Monday, March 31, 2014

RAMA YADI KE BROMO


Pada jam 05.25 tanggal 29 Maret 2014 Rama Yadi mengirim SMS kepada Rama Bambang "Saya brangkat ke Malang" yang langsung dijawab oleh Rama Bambang "Kula sembahyangke kondisi oke, rama. Sugeng tindak pelayanan" (Saya doakan agar kondisi oke, rama. Selamat jalan pelayanan). Rama Yadi meneruskan "Matur nuwun" (Terima kasih) dan Rama Bambang "Sami2, rama" (Sama-sama, rama).
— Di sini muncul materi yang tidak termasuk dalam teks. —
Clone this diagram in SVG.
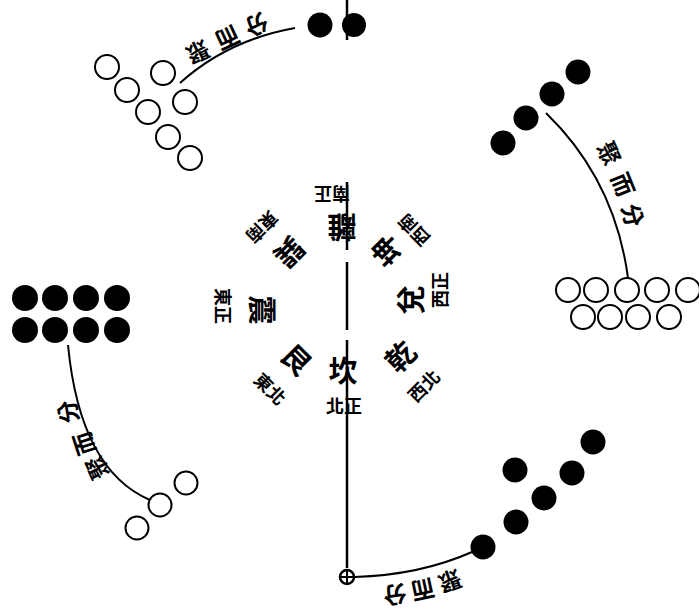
<svg xmlns="http://www.w3.org/2000/svg" width="699" height="615" viewBox="0 0 699 615">
<style>
.bk{fill:#000}
.wh{fill:#fff;stroke:#000;stroke-width:2}
.cv{fill:none;stroke:#000;stroke-width:2}
.ax{fill:none;stroke:#000;stroke-width:2.5}
text{font-family:"Noto Sans CJK TC","Noto Sans CJK SC",sans-serif;font-weight:bold;text-anchor:middle;dominant-baseline:central;fill:#000}
.big{font-size:29px}
.sm{font-size:18px}
.lb{font-size:23px}
</style>
<rect width="699" height="615" fill="#fff"/>
<g id="connectors">
<path class="ax" d="M347,0 V40 M347,182 V250 M347,262 V330 M347,340 V568"/>
<path class="cv" d="M180,83 Q228,40 295,28"/>
<path class="cv" d="M546,113 Q615,180 628,278"/>
<path class="cv" d="M68,345 Q80,470 150,500"/>
<path class="cv" d="M355,577 Q420,575 472,552"/>
</g>
<g id="top-group">
<circle class="bk" cx="320" cy="25" r="12.5"/>
<circle class="bk" cx="354" cy="25" r="12"/>
</g>
<g id="upper-left-group">
<circle class="wh" cx="107" cy="67" r="12"/>
<circle class="wh" cx="127" cy="90" r="12"/>
<circle class="wh" cx="148" cy="112" r="12"/>
<circle class="wh" cx="168" cy="137" r="12"/>
<circle class="wh" cx="190" cy="158" r="12"/>
<circle class="wh" cx="163" cy="73" r="12"/>
<circle class="wh" cx="185" cy="102" r="12"/>
</g>
<g id="upper-right-black">
<circle class="bk" cx="578" cy="72" r="12.5"/>
<circle class="bk" cx="552" cy="94" r="12.5"/>
<circle class="bk" cx="526" cy="118" r="12.5"/>
<circle class="bk" cx="503" cy="143" r="12.5"/>
</g>
<g id="right-white">
<circle class="wh" cx="568" cy="290" r="12"/>
<circle class="wh" cx="596" cy="290" r="12"/>
<circle class="wh" cx="627" cy="290" r="12"/>
<circle class="wh" cx="657" cy="290" r="12"/>
<circle class="wh" cx="688" cy="290" r="12"/>
<circle class="wh" cx="583" cy="317" r="12"/>
<circle class="wh" cx="610" cy="317" r="12"/>
<circle class="wh" cx="638" cy="317" r="12"/>
<circle class="wh" cx="669" cy="317" r="12"/>
</g>
<g id="left-black">
<circle class="bk" cx="25" cy="298" r="13"/>
<circle class="bk" cx="55" cy="298" r="13"/>
<circle class="bk" cx="86" cy="298" r="13"/>
<circle class="bk" cx="117" cy="298" r="13"/>
<circle class="bk" cx="25" cy="330" r="13"/>
<circle class="bk" cx="55" cy="330" r="13"/>
<circle class="bk" cx="86" cy="330" r="13"/>
<circle class="bk" cx="117" cy="330" r="13"/>
</g>
<g id="lower-left-white">
<circle class="wh" cx="186" cy="483" r="11.5"/>
<circle class="wh" cx="160" cy="505" r="11.5"/>
<circle class="wh" cx="137" cy="528" r="11.5"/>
</g>
<g id="lower-right-black">
<circle class="bk" cx="593" cy="442" r="12.5"/>
<circle class="bk" cx="572" cy="473" r="12.5"/>
<circle class="bk" cx="515" cy="470" r="12.5"/>
<circle class="bk" cx="544" cy="498" r="12.5"/>
<circle class="bk" cx="516" cy="522" r="12.5"/>
<circle class="bk" cx="483" cy="547" r="12.5"/>
</g>
<g id="origin-mark">
<circle cx="347" cy="577" r="7" fill="#fff" stroke="#000" stroke-width="2.5"/>
<path d="M340,577 H354 M347,570 V584" stroke="#000" stroke-width="2"/>
</g>
<g id="labels">
<text class="lb" transform="translate(257,26) rotate(155)">分</text>
<text class="lb" transform="translate(228,39) rotate(155)">而</text>
<text class="lb" transform="translate(198,53) rotate(155)">聚</text>
<text class="lb" transform="translate(610,153) rotate(65)">聚</text>
<text class="lb" transform="translate(624,184) rotate(68)">而</text>
<text class="lb" transform="translate(634,215) rotate(75)">分</text>
<text class="lb" transform="translate(96,468) rotate(-115)">聚</text>
<text class="lb" transform="translate(83,444) rotate(-108)">而</text>
<text class="lb" transform="translate(67,412) rotate(-100)">分</text>
<text class="lb" transform="translate(450,582) rotate(160)">聚</text>
<text class="lb" transform="translate(423,591) rotate(168)">而</text>
<text class="lb" transform="translate(395,596) rotate(172)">分</text>
</g>
<g id="li">
<text class="big" transform="translate(342,229) rotate(180)">離</text>
<text class="sm" transform="translate(332,195) rotate(180)">南正</text>
</g>
<g id="kun">
<text class="big" transform="translate(385,252) rotate(-135)">坤</text>
<text class="sm" transform="translate(413,231) rotate(-135)">西南</text>
</g>
<g id="dui">
<text class="big" transform="translate(409,300) rotate(-90)">兌</text>
<text class="sm" transform="translate(439,290) rotate(-90)">西正</text>
</g>
<g id="qian">
<text class="big" transform="translate(399,355) rotate(-45)">乾</text>
<text class="sm" transform="translate(423,385) rotate(-45)">西北</text>
</g>
<g id="kan">
<text class="big" transform="translate(343,369)">坎</text>
<text class="sm" transform="translate(344,405)">北正</text>
</g>
<g id="gen">
<text class="big" transform="translate(298,358) rotate(45)">艮</text>
<text class="sm" transform="translate(271,388) rotate(45)">東北</text>
</g>
<g id="zhen">
<text class="big" transform="translate(264,310) rotate(90)">震</text>
<text class="sm" transform="translate(224,306) rotate(90)">東正</text>
</g>
<g id="xun">
<text class="big" transform="translate(291,254) rotate(135)">巽</text>
<text class="sm" transform="translate(263,228) rotate(135)">東南</text>
</g>
</svg>
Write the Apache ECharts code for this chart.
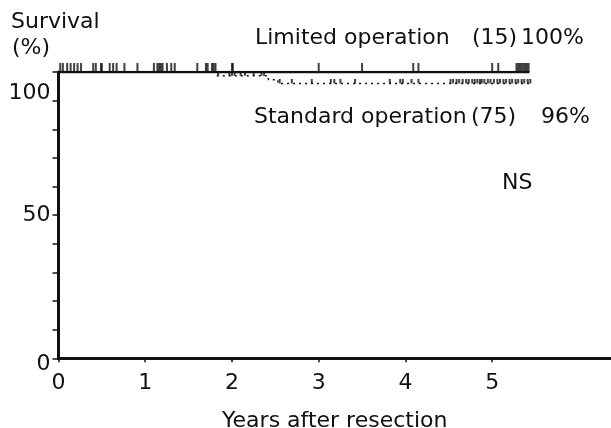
<!DOCTYPE html>
<html>
<head>
<meta charset="utf-8">
<script src="https://cdn.jsdelivr.net/npm/echarts@6/dist/echarts.min.js"></script>
<style>
  html, body { margin: 0; padding: 0; background: #fff; }
  #chart { width: 611px; height: 428px; }
</style>
</head>
<body>
<div id="chart"></div>
<script>
// x 轴刻度 / y 轴刻度
const xTicks = [0, 1, 2, 3, 4, 5];
const yTicks = [0, 10, 20, 30, 40, 50, 60, 70, 80, 90, 100];
const yLabels = [0, 50, 100];

// 生存曲线 (years, survival %)
const limitedCurve = [[0, 100], [5.43, 100]];
const standardCurve = [[0, 100], [1.82, 98.7], [2.42, 97.3], [2.53, 96.0], [5.44, 96.0]];

// 删失标记 (years)
const limitedCensor = [0.10, 0.49, 0.50, 0.76, 1.16, 1.18, 1.60, 2.00, 2.01, 3.00, 3.50, 4.09, 4.15,
  5.00, 5.07, 5.28, 5.30, 5.32, 5.34, 5.36, 5.38, 5.40, 5.42];
const standardCensorTop = [0.02, 0.05, 0.14, 0.18, 0.22, 0.26, 0.40, 0.43, 0.59, 0.63, 0.67, 0.91,
  1.10, 1.14, 1.20, 1.25, 1.30, 1.34, 1.70, 1.72, 1.77, 1.79, 1.81];
const standardCensorL1 = [1.84, 1.97, 2.00, 2.03, 2.10, 2.15, 2.25, 2.34, 2.37];
const standardCensorL2 = [2.55, 2.69, 2.92, 3.14, 3.18, 3.25, 3.42, 3.82, 3.94, 3.97, 4.07, 4.15,
  4.52, 4.55, 4.59, 4.62, 4.66, 4.70, 4.73, 4.77, 4.80, 4.83, 4.86, 4.88, 4.91, 4.95, 4.98,
  5.02, 5.06, 5.09, 5.13, 5.16, 5.20, 5.23, 5.27, 5.30, 5.34, 5.37, 5.41, 5.44];

const FONT = "DejaVu Sans";
const INK = "#111";
const FS = 22;

const chart = echarts.init(document.getElementById("chart"));

const censorSeries = (data, height, z) => ({
  type: "scatter",
  data: data,
  symbol: "rect",
  symbolSize: [2, height],
  symbolOffset: [0, -height / 2],
  itemStyle: { color: INK },
  silent: true,
  z: z,
});

const txt = (text, left, top) => ({
  type: "text",
  left: left,
  top: top,
  style: { text: text, font: FS + "px '" + FONT + "'", fill: INK },
});

chart.setOption({
  animation: false,
  textStyle: { fontFamily: FONT },
  grid: { left: 58.5, top: 72, right: 0, bottom: 69.7, outerBoundsMode: "none" },
  xAxis: {
    type: "value",
    min: 0,
    max: 6.37,
    interval: 1,
    splitLine: { show: false },
    axisLine: { onZero: false, lineStyle: { color: INK, width: 3 } },
    axisTick: { customValues: xTicks, length: 4, lineStyle: { color: INK, width: 1.5 } },
    axisLabel: { customValues: xTicks, color: INK, fontSize: FS, margin: 14 },
    name: "Years after resection",
    nameLocation: "middle",
    nameGap: 52,
    nameTextStyle: { color: INK, fontSize: FS },
  },
  yAxis: {
    type: "value",
    min: 0,
    max: 100,
    interval: 10,
    splitLine: { show: false },
    axisLine: { lineStyle: { color: INK, width: 3 } },
    axisTick: { customValues: yTicks, length: 6, lineStyle: { color: INK, width: 1.5 } },
    axisLabel: {
      customValues: yLabels,
      color: INK,
      fontSize: FS,
      margin: 8,
      verticalAlign: "middle",
      formatter: (v) => (v === 100 ? "{low|100}" : v === 0 ? "{zero|0}" : String(v)),
      rich: {
        low: { fontSize: FS, color: INK, fontFamily: FONT, padding: [42, 0, 0, 0] },
        zero: { fontSize: FS, color: INK, fontFamily: FONT, padding: [12, 0, 0, 0] },
      },
    },
  },
  series: [
    {
      type: "line",
      step: "end",
      data: standardCurve,
      showSymbol: false,
      lineStyle: { color: INK, width: 1.5, type: [2, 4] },
      z: 2,
    },
    {
      type: "line",
      step: "end",
      data: limitedCurve,
      showSymbol: false,
      lineStyle: { color: INK, width: 2.5 },
      z: 3,
    },
    censorSeries(limitedCensor.map((t) => [t, 100]), 9, 4),
    censorSeries(standardCensorTop.map((t) => [t, 100]), 9, 4),
    censorSeries(standardCensorL1.map((t) => [t, 98.7]), 4.5, 4),
    censorSeries(standardCensorL2.map((t) => [t, 96.0]), 4.5, 4),
  ],
  graphic: [
    txt("Survival", 11, 11),
    txt("(%)", 12, 37),
    txt("Limited operation", 255, 27),
    txt("(15)", 472, 27),
    txt("100%", 521, 27),
    txt("Standard operation", 254, 106),
    txt("(75)", 471, 106),
    txt("96%", 541, 106),
    txt("NS", 502, 172),
  ],
});
</script>
</body>
</html>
Itulah program yang sudah direncanakan sejak awal bulan Maret 2014. Rama Bambang tahu hal ini karena Bu Riwi pada waktu itu memberikan informasi bahwa untuk kelompok masaknya pada tanggal 28 dan 29 Maret 2014 akan lowong pagi dan sore. "Lingkungan kula badhe dhateng Bromo sareng Rama Yadi" (Lingkungan saya akan ke Bromo bersama Rama Yadi) kata-kata yang kurang lebih keluar dari penjelasan Bu Riwi lewat SMS. Rama Yadi memang beberapa kali mendampingi umat Lingkungan Jambusari kalau ada program bersama seperti ke Bali dan Nusakambangan. Tetapi untuk program ke Bromo yang direncanakan pada tanggal 28 dan 29 Maret ternyata diundur menjadi 29 dan 30 Maret. Sehari sebelum berangkat Rama Bambang yang diiyakan oleh Rama Agoeng meminta Rama Yadi membawa alat tensi yang ada di kamar makan Domus Pacis. Sebenarnya beliau sedang ada dalam proses perawatan dokter gigi dan dokter penyakit dalam. Tensinya kerap cukup tinggi. "Kula mboten badhe dumugi Bromo. Mboten wantun adhemipun. Kula dumugi Malang margi umat Lingkungan kedah wonten pelayanan misa" (Saya tidak akan sampai Bromo. Tidak berani dengan dinginnya. Saya hanya akan sampai Malang karena umat Lingkungan harus ada pelayanan misa) kata Rama Yadi pada waktu itu. Tetapi dari FB Bu Riwi ada gambar Rama Yadi dengan Bu Riwi dan ibu lain sedang beristirahat yang menurut tulisan bertempat di cafe Bromo. Pada pada sekitar jam 12.30 tanggal 30 Maret 2014 ada dalam perjalanan ke Suramadu, jembatan yang menghubungkan Surabaya dan Madura.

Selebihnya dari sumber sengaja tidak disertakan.